Я вспомнил, что Платон определяет храбрость знанием того, чего нужно и чего не нужно бояться, и, несмотря на общность и неясность выражения в определении капитана, я подумал, что основная мысль обоих не так различна, как могло бы показаться, и что даже определение капитана вернее определения греческого философа, потому что, если б он мог выражаться так же, как Платон, он, верно, сказал бы, что храбр тот, кто боится только того, чего следует бояться, а не того, чего не нужно бояться. Мне хотелось объяснить свою мысль капитану. – Ну, уж этого не умею вам доказать, – сказал он, накладывая трубку, – а вот у нас есть юнкер, так тот любит пофилософствовать. Вы с ним поговорите. Он и стихи пишет”.

Я для того выписал целиком всю эту маленькую сценку, чтобы читатель увидел и еще один элемент храброй души, как она является перед нами в произведениях Л. Толстого. Этот элемент – простодушие, граничащее иногда с наивностью ребенка. На самом деле, припомните Тушина, по-детски застыдившегося, когда его увидели без сапог, или Тимохина, постоянно краснеющего, раз к нему обращаются с речью; того же Хлопова, “что-то уж очень долго набивавшего в углу трубку”, то есть попросту плакавшего после получения весточки от своей старухи матери. Ведь это все дети, большие, хорошие дети, в чистом сердце которых грязь жизни не оставила ни одного пятна… Эти храбрецы – дети народа, сохранившие все духовные связи с породившей их почвой.
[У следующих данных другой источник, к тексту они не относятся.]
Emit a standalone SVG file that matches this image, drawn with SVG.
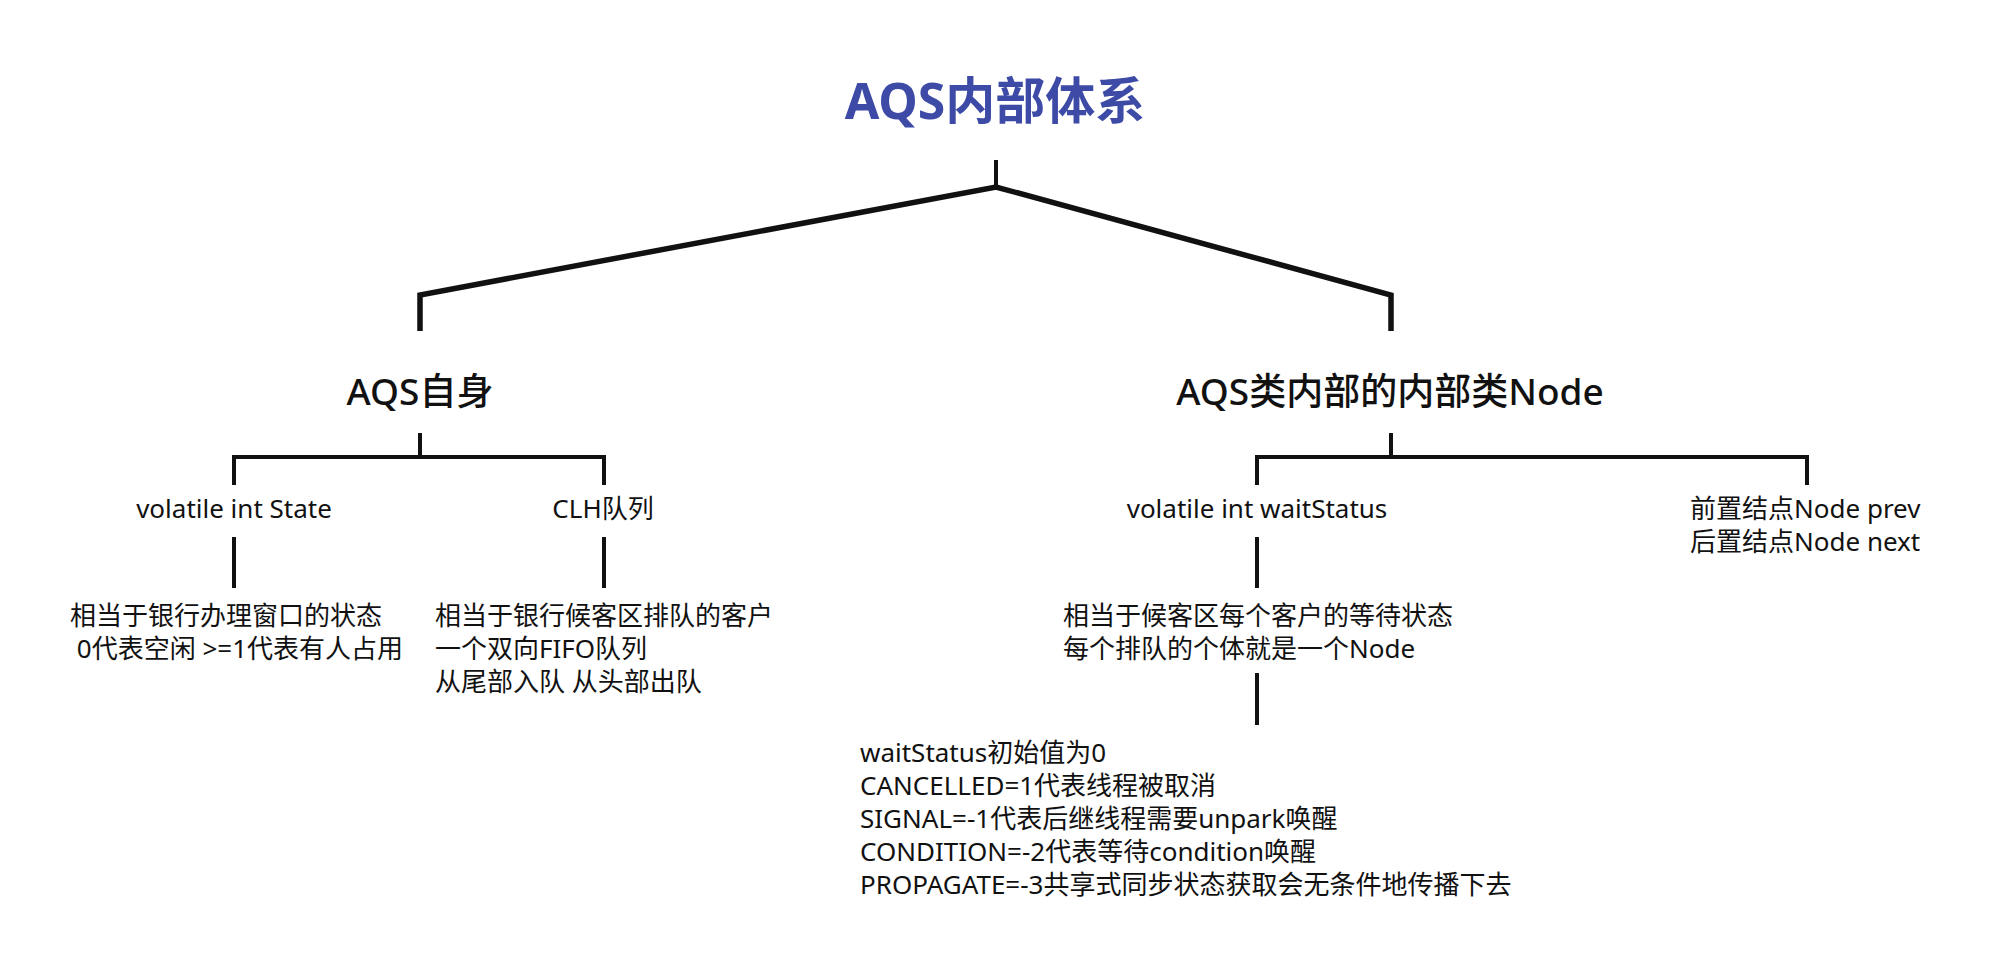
<svg xmlns="http://www.w3.org/2000/svg" width="1996" height="956" viewBox="0 0 1996 956">
<style>
.t{font-family:"Noto Sans","Noto Sans CJK SC",sans-serif;font-size:26px;fill:#111}
.h{font-family:"Noto Sans","Noto Sans CJK SC",sans-serif;font-size:37px;font-weight:500;fill:#111;text-anchor:middle}
.title{font-family:"Noto Sans","Noto Sans CJK SC",sans-serif;font-size:50px;font-weight:700;fill:#3D4BA7;text-anchor:middle}
.c{fill:none;stroke:#111;stroke-width:4;stroke-linecap:butt;stroke-linejoin:miter}
.d{fill:none;stroke:#111;stroke-width:5.5;stroke-linejoin:miter}
</style>
<rect width="1996" height="956" fill="#fff"/>
<g id="connectors">
<path class="c" d="M996 160V187"/>
<path class="d" d="M420 331V295L996 187L1391 295V331"/>
<path class="c" d="M420 433V457M234 485V457H604V485"/>
<path class="c" d="M234 537V588M604 537V588"/>
<path class="c" d="M1391 433V457M1257 485V457H1807V485"/>
<path class="c" d="M1257 537V588M1257 673V725"/>
</g>
<g id="root"><text class="title" x="995" y="119">AQS内部体系</text></g>
<g id="aqs-self"><text class="h" x="420" y="405">AQS自身</text></g>
<g id="aqs-node"><text class="h" x="1390" y="405">AQS类内部的内部类Node</text></g>
<g id="state"><text class="t" x="234" y="518" text-anchor="middle">volatile int State</text></g>
<g id="clh"><text class="t" x="603" y="518" text-anchor="middle">CLH队列</text></g>
<g id="state-desc"><text class="t" x="70" y="625">相当于银行办理窗口的状态</text><text class="t" x="70" y="658" xml:space="preserve"> 0代表空闲 &gt;=1代表有人占用</text></g>
<g id="clh-desc"><text class="t" x="435" y="625">相当于银行候客区排队的客户</text><text class="t" x="435" y="658">一个双向FIFO队列</text><text class="t" x="435" y="691">从尾部入队 从头部出队</text></g>
<g id="waitstatus"><text class="t" x="1257" y="518" text-anchor="middle">volatile int waitStatus</text></g>
<g id="prevnext"><text class="t" x="1690" y="518">前置结点Node prev</text><text class="t" x="1690" y="551">后置结点Node next</text></g>
<g id="waitstatus-desc"><text class="t" x="1063" y="625">相当于候客区每个客户的等待状态</text><text class="t" x="1063" y="658">每个排队的个体就是一个Node</text></g>
<g id="waitstatus-values"><text class="t" x="860" y="762">waitStatus初始值为0</text><text class="t" x="860" y="795">CANCELLED=1代表线程被取消</text><text class="t" x="860" y="828">SIGNAL=-1代表后继线程需要unpark唤醒</text><text class="t" x="860" y="861">CONDITION=-2代表等待condition唤醒</text><text class="t" x="860" y="894">PROPAGATE=-3共享式同步状态获取会无条件地传播下去</text></g>
</svg>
Эту-то храбрость видел перед собой постоянно граф Толстой, эту-то храбрость он уважал и ценил и ее-то старался выработать в себе. Расширьте теперь область ее применения, выведите ее из лагеря или с поля сражения, и вы получите то редкое и драгоценное качество, которое может быть названо мужеством жизни. И оно, как и храбрость, принадлежит прежде всего народному (но не интеллигентному) духу и составляет красоту его.

Надо быть большим человеком и обладать проницательным взглядом художника, чтобы рассмотреть эту красоту и уметь любоваться ею. Толстой сумел сделать это, и почва для любви к народу и сердечной к нему привязанности была готова. Нехлюдовщина, теоретическое признание ответственности перед мужиком, красивые фразы просветительной философии отчасти на Кавказе, но главным образом под стенами Севастополя, сменились другим, более прочным и высоким чувством – любовью и преклонением перед красотой народной души. Пока эта красота выражалась прежде всего в храбрости. Впоследствии, как увидим, Толстой рассмотрел и большее – мужество жизни.
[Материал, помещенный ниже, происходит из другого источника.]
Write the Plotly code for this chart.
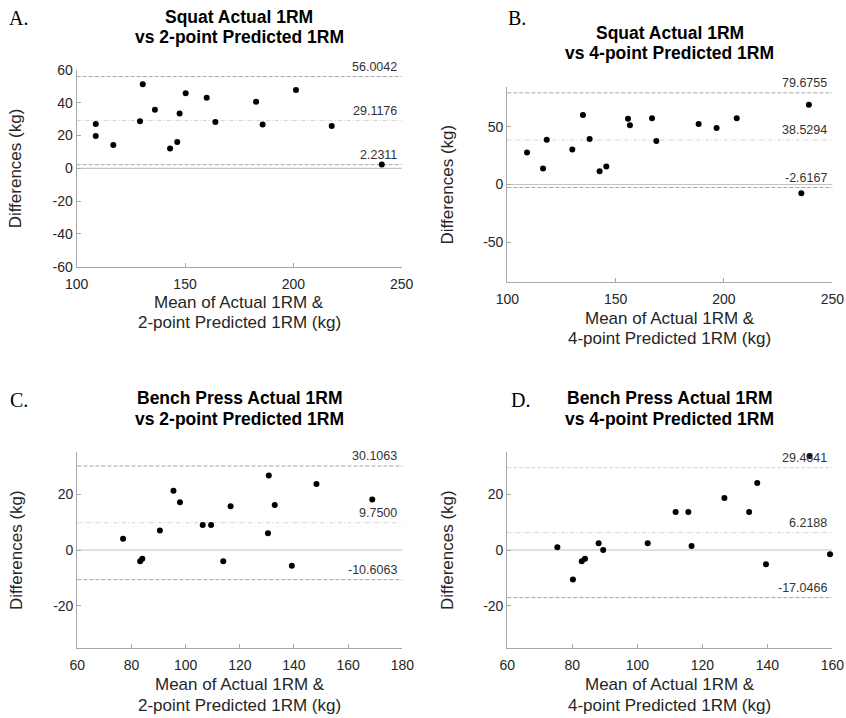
import plotly.graph_objects as go

W, H = 846, 718

# ---------------- data ----------------
a_x = [108.8, 108.8, 116.9, 129.2, 130.5, 136.1, 143.1, 146.4, 147.5, 150.3, 160.0, 164.0, 182.8, 185.8, 201.2, 217.7, 240.8]
a_y = [27.1, 19.8, 14.3, 28.7, 51.3, 35.8, 12.1, 16.1, 33.4, 45.8, 43.1, 28.3, 40.7, 26.7, 47.8, 25.9, 2.3]
a_lines = [56.0042, 29.1176, 2.2311]

b_x = [109.1, 116.5, 118.2, 130.0, 134.9, 138.0, 142.6, 145.7, 155.7, 156.6, 166.8, 168.8, 188.3, 196.6, 205.9, 239.2, 235.7]
b_y = [27.8, 13.9, 39.0, 30.4, 60.4, 39.5, 11.5, 15.6, 57.2, 51.4, 57.5, 37.8, 52.6, 49.1, 57.5, 69.4, -7.5]
b_lines = [79.6755, 38.5294, -2.6167]

c_x = [130.7, 148.3, 95.5, 97.9, 168.9, 116.6, 132.9, 106.3, 109.4, 90.5, 130.4, 76.9, 83.2, 84.0, 113.9, 139.2]
c_y = [26.7, 23.6, 21.2, 17.1, 18.1, 15.7, 16.1, 9.0, 9.0, 7.0, 6.0, 4.0, -4.0, -3.1, -4.0, -5.6]
c_lines = [30.1063, 9.7500, -10.6063]

d_x = [153.0, 136.9, 126.8, 111.8, 115.7, 134.4, 75.4, 80.2, 82.9, 83.9, 88.1, 89.5, 103.2, 116.7, 139.6, 159.3]
d_y = [33.7, 24.0, 18.6, 13.6, 13.6, 13.6, 0.95, -10.6, -4.0, -3.1, 2.4, 0.0, 2.4, 1.4, -5.1, -1.5]
d_lines = [29.4641, 6.2188, -17.0466]

line_labels_a = ["56.0042", "29.1176", "2.2311"]
line_labels_b = ["79.6755", "38.5294", "-2.6167"]
line_labels_c = ["30.1063", "9.7500", "-10.6063"]
line_labels_d = ["29.4641", "6.2188", "-17.0466"]

a_xticks = [100, 150, 200, 250]
a_yticks = [-60, -40, -20, 0, 20, 40, 60]
b_xticks = [100, 150, 200, 250]
b_yticks = [-50, 0, 50]
c_xticks = [60, 80, 100, 120, 140, 160, 180]
c_yticks = [-20, 0, 20]
d_xticks = [60, 80, 100, 120, 140, 160]
d_yticks = [-20, 0, 20]

titles = [
    ["Squat Actual 1RM", "vs 2-point Predicted 1RM"],
    ["Squat Actual 1RM", "vs 4-point Predicted 1RM"],
    ["Bench Press Actual 1RM", "vs 2-point Predicted 1RM"],
    ["Bench Press Actual 1RM", "vs 4-point Predicted 1RM"],
]
xlabels = [
    ["Mean of Actual 1RM &", "2-point Predicted 1RM (kg)"],
    ["Mean of Actual 1RM &", "4-point Predicted 1RM (kg)"],
    ["Mean of Actual 1RM &", "2-point Predicted 1RM (kg)"],
    ["Mean of Actual 1RM &", "4-point Predicted 1RM (kg)"],
]
ylabel = "Differences (kg)"
letters = ["A.", "B.", "C.", "D."]

# ---------------- layout styling ----------------
SANS = "Liberation Sans, Arial, Helvetica, sans-serif"
SERIF = "Liberation Serif, Times New Roman, serif"

panels = [
    dict(x=a_x, y=a_y, lines=a_lines, labels=line_labels_a, xr=[100, 250], xt=a_xticks,
         yr=[-60, 60], yt=a_yticks, box=(76.7, 401.7, 70, 266.7),
         ytitle_x=15, letter_pos=(7, 18), title_y=(17, 37), xt_y=(302, 322)),
    dict(x=b_x, y=b_y, lines=b_lines, labels=line_labels_b, xr=[100, 250], xt=b_xticks,
         yr=[-85, 85], yt=b_yticks, box=(507.3, 832.3, 86.7, 282.3),
         ytitle_x=447, letter_pos=(506, 18), title_y=(33.5, 53.5), xt_y=(318, 338)),
    dict(x=c_x, y=c_y, lines=c_lines, labels=line_labels_c, xr=[60, 180], xt=c_xticks,
         yr=[-35, 35], yt=c_yticks, box=(77.3, 402.3, 452.3, 647.7),
         ytitle_x=16, letter_pos=(8, 400), title_y=(398.5, 419.5), xt_y=(684, 705)),
    dict(x=d_x, y=d_y, lines=d_lines, labels=line_labels_d, xr=[60, 160], xt=d_xticks,
         yr=[-35, 35], yt=d_yticks, box=(507.3, 832.3, 452.3, 647.7),
         ytitle_x=447, letter_pos=(509, 400), title_y=(398.5, 419.5), xt_y=(684, 705)),
]

fig = go.Figure()
layout = dict(
    width=W, height=H, margin=dict(l=0, r=0, t=0, b=0, pad=0, autoexpand=False),
    paper_bgcolor="white", plot_bgcolor="white", showlegend=False,
    font=dict(family=SANS, color="#262626"),
)
shapes = []
annotations = []

AX_COLOR = "#a8a8a8"

for i, p in enumerate(panels):
    n = "" if i == 0 else str(i + 1)
    xa, ya = "x" + n, "y" + n
    x0, x1, y0, y1 = p["box"]
    fig.add_trace(go.Scatter(
        x=p["x"], y=p["y"], mode="markers", xaxis=xa, yaxis=ya,
        marker=dict(color="black", size=6), hoverinfo="skip", cliponaxis=False))
    layout["xaxis" + n] = dict(
        domain=[x0 / W, x1 / W], range=p["xr"], tickvals=p["xt"],
        ticktext=[str(v) for v in p["xt"]], anchor=ya, automargin=False,
        showgrid=False, zeroline=False, showline=True, linecolor=AX_COLOR, linewidth=1.2,
        ticks="inside", ticklen=4, tickcolor=AX_COLOR, tickfont=dict(size=14, color="#262626"),
        fixedrange=True, ticklabelstandoff=4)
    layout["yaxis" + n] = dict(
        domain=[1 - y1 / H, 1 - y0 / H], range=p["yr"], tickvals=p["yt"],
        ticktext=[str(v) for v in p["yt"]], anchor=xa, automargin=False,
        showgrid=False, zeroline=False, showline=True, linecolor=AX_COLOR, linewidth=1.2,
        ticks="inside", ticklen=4, tickcolor=AX_COLOR, tickfont=dict(size=14, color="#262626"),
        fixedrange=True)
    xdom = xa + " domain"
    shapes.append(dict(type="line", xref=xdom, yref=ya, x0=0, x1=1, y0=0, y1=0,
                       line=dict(color="#c4c4c4", width=1.2), layer="below"))
    upper, mean, lower = p["lines"]
    up_col = "#d0d0d0" if i == 3 else "#a6a6a6"
    shapes.append(dict(type="line", xref=xdom, yref=ya, x0=0, x1=1, y0=upper, y1=upper,
                       line=dict(color=up_col, width=1, dash="4px,2px"), layer="below"))
    shapes.append(dict(type="line", xref=xdom, yref=ya, x0=0, x1=1, y0=mean, y1=mean,
                       line=dict(color="#d2d2d2", width=1, dash="4px,2px,1px,2px"), layer="below"))
    shapes.append(dict(type="line", xref=xdom, yref=ya, x0=0, x1=1, y0=lower, y1=lower,
                       line=dict(color="#a6a6a6", width=1, dash="4px,2px"), layer="below"))
    for val, lab in zip(p["lines"], p["labels"]):
        annotations.append(dict(xref=xdom, yref=ya, x=1, y=val, text=lab, showarrow=False,
                                xanchor="right", yanchor="bottom", xshift=-3, yshift=1,
                                font=dict(size=12.5, color="#333333")))
    cx = (x0 + x1) / 2
    for t, ty in zip(titles[i], p["title_y"]):
        annotations.append(dict(xref="paper", yref="paper", x=cx / W, y=1 - ty / H, text="<b>" + t + "</b>",
                                showarrow=False, xanchor="center", yanchor="middle",
                                font=dict(size=17.5, color="black")))
    for t, ty in zip(xlabels[i], p["xt_y"]):
        annotations.append(dict(xref="paper", yref="paper", x=cx / W, y=1 - ty / H, text=t,
                                showarrow=False, xanchor="center", yanchor="middle",
                                font=dict(size=17, color="#262626")))
    annotations.append(dict(xref="paper", yref="paper", x=p["ytitle_x"] / W, y=1 - ((y0 + y1) / 2) / H,
                            text=ylabel, textangle=-90, showarrow=False, xanchor="center", yanchor="middle",
                            font=dict(size=17, color="#262626")))
    lx, ly = p["letter_pos"]
    annotations.append(dict(xref="paper", yref="paper", x=lx / W, y=1 - ly / H, text=letters[i],
                            showarrow=False, xanchor="left", yanchor="middle",
                            font=dict(size=20, family=SERIF, color="black")))

layout["shapes"] = shapes
layout["annotations"] = annotations
fig.update_layout(**layout)
fig.write_html("out.html", config={"displayModeBar": False},
               post_script="document.body.style.margin='0';document.body.style.overflow='hidden';")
В Севастополь Толстой прибыл в ноябре 1854 года и остался здесь вплоть до конца осады. В мае 1855 он назначен был командиром горного дивизиона и принимал горячее участие в несчастной для нас битве при Черной речке (11 августа).
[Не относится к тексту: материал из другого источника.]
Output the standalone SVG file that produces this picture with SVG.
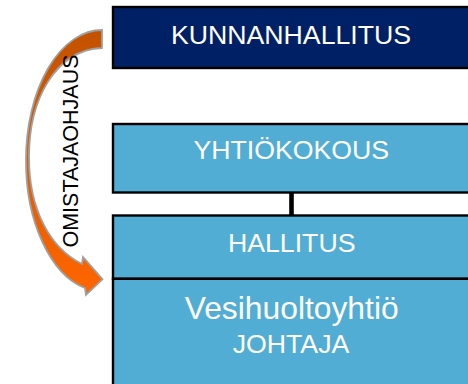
<svg xmlns="http://www.w3.org/2000/svg" width="468" height="384" viewBox="0 0 468 384">
<style>
.box{stroke:#000;stroke-width:2.4}
.navy{fill:#002066}
.light{fill:#52ADD5}
.lbl{font-family:"Liberation Sans",Arial,sans-serif;fill:#fff;text-anchor:middle;font-size:26.7px}
.side{font-family:"Liberation Sans",Arial,sans-serif;fill:#000;text-anchor:middle;font-size:21.5px}
</style>
<defs>
<linearGradient id="og" gradientUnits="userSpaceOnUse" x1="0" y1="30" x2="0" y2="296">
<stop offset="0" stop-color="#C25200"/>
<stop offset="1" stop-color="#FF6600"/>
</linearGradient>
</defs>
<rect width="468" height="384" fill="#fff"/>
<g id="connectors">
<line x1="291.5" y1="192" x2="291.5" y2="216" stroke="#000" stroke-width="4.6"/>
</g>
<g id="omistajaohjaus">
<path d="M102,30 A76,130 0 0 0 26,160 A76,130 0 0 0 85,288 L86,295 L102.5,279.3 L83,257 L82,264 C50,248 29,210 29,157 C29,100 55,50 102,48 Z" fill="url(#og)" stroke="#A0A0A0" stroke-width="1.8" stroke-linejoin="miter"/>
<text class="side" transform="translate(77.7,151) rotate(-90)">OMISTAJAOHJAUS</text>
</g>
<g id="kunnanhallitus">
<rect class="box navy" x="113" y="7" width="360" height="61"/>
<text class="lbl" x="291" y="44.3">KUNNANHALLITUS</text>
</g>
<g id="yhtiokokous">
<rect class="box light" x="113" y="124" width="360" height="68.5"/>
<text class="lbl" x="291.3" y="159.3">YHTIÖKOKOUS</text>
</g>
<g id="hallitus">
<rect class="box light" x="113" y="215.5" width="360" height="63.3"/>
<text class="lbl" x="291.7" y="251.7">HALLITUS</text>
</g>
<g id="johtaja">
<rect class="box light" x="113" y="278.8" width="360" height="130"/>
<text class="lbl" x="291.7" y="319.3" style="font-size:31.8px">Vesihuoltoyhtiö</text>
<text class="lbl" x="291" y="353.3">JOHTAJA</text>
</g>
</svg>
Вот что, между прочим, говорит о нем один из его севастопольских сослуживцев: “Толстой своими рассказами и наскоро набросанными куплетами одушевлял всех и каждого в трудные минуты боевой жизни. Он был в полном смысле душой нашего общества. Толстой с нами – и мы не видим, как летит время, и нет конца общему веселью; нет графа, укатил в Симферополь, – и все носы повесили. Пропадает день, другой, третий. Наконец возвращается, ну, точь-в-точь блудный сын, – мрачный, исхудалый, недовольный собою. Отведет меня в сторону подальше и начнет покаяние. Все расскажет: как кутил, играл, где проводил дни и ночи, и при этом, верите ли, казнится и мучится, как настоящий преступник. Даже жалко смотреть на него, – так убивается. Вот это какой человек! Одним словом, странный и не совсем для меня понятный, а с другой стороны, это был редкий товарищ, честнейшая душа, и забыть его решительно невозможно” (Исторический вестник, ноябрь 1890).